How are the women in your community/country impacted by hydropower? Are men impacted differently? Does it depend on the cultural context of each country in the Mekong region? Would hydropower be managed more sensitively if your female colleagues were leading the project?

And, as anticipated, the answers didn’t come easily.

Challenging the role of gender

The evening before this session, Oxfam’s team were reviewing and finalising the questions we wanted participants to discuss. The idea of this exercise was to spark a conversation not only on the different impacts of hydropower on women and men but also on the proactive role that women could take around all the phases of a hydropower project.

Some questions focused on how women could be more involved in the research on gender practices for hydropower business, others on how women could contribute to planning, implementation and assessment in resettlements.
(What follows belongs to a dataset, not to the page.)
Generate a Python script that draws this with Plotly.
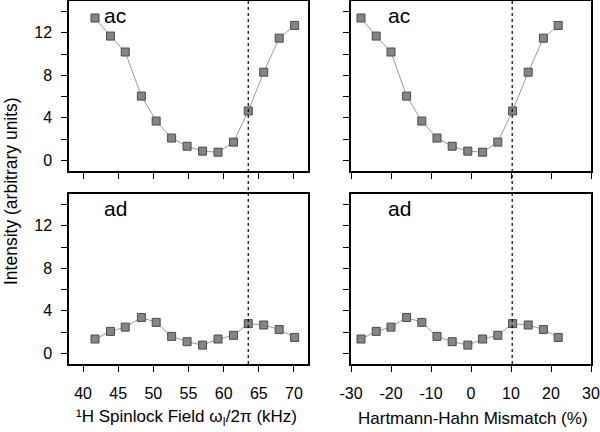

This session was not an isolated event, but a culmination of a series of three consultation workshops that Oxfam held in the past months in Vietnam, Laos and Cambodia.

Oxfam gender impact assessment manual for hydropower

Like the previous workshops, this session tested some of the assumption and findings that were used to create the Oxfam Gender Impact Assessment Manual for Hydropower. The manual, which was officially launched during the forum and should support hydropower developers including gender practices during all phases of their projects.

In the future, the hope is that the subject of gender and hydropower will be more accessible and that incorporating the perspectives of impacted women and girls into the design of a hydropower project will become a widespread practice.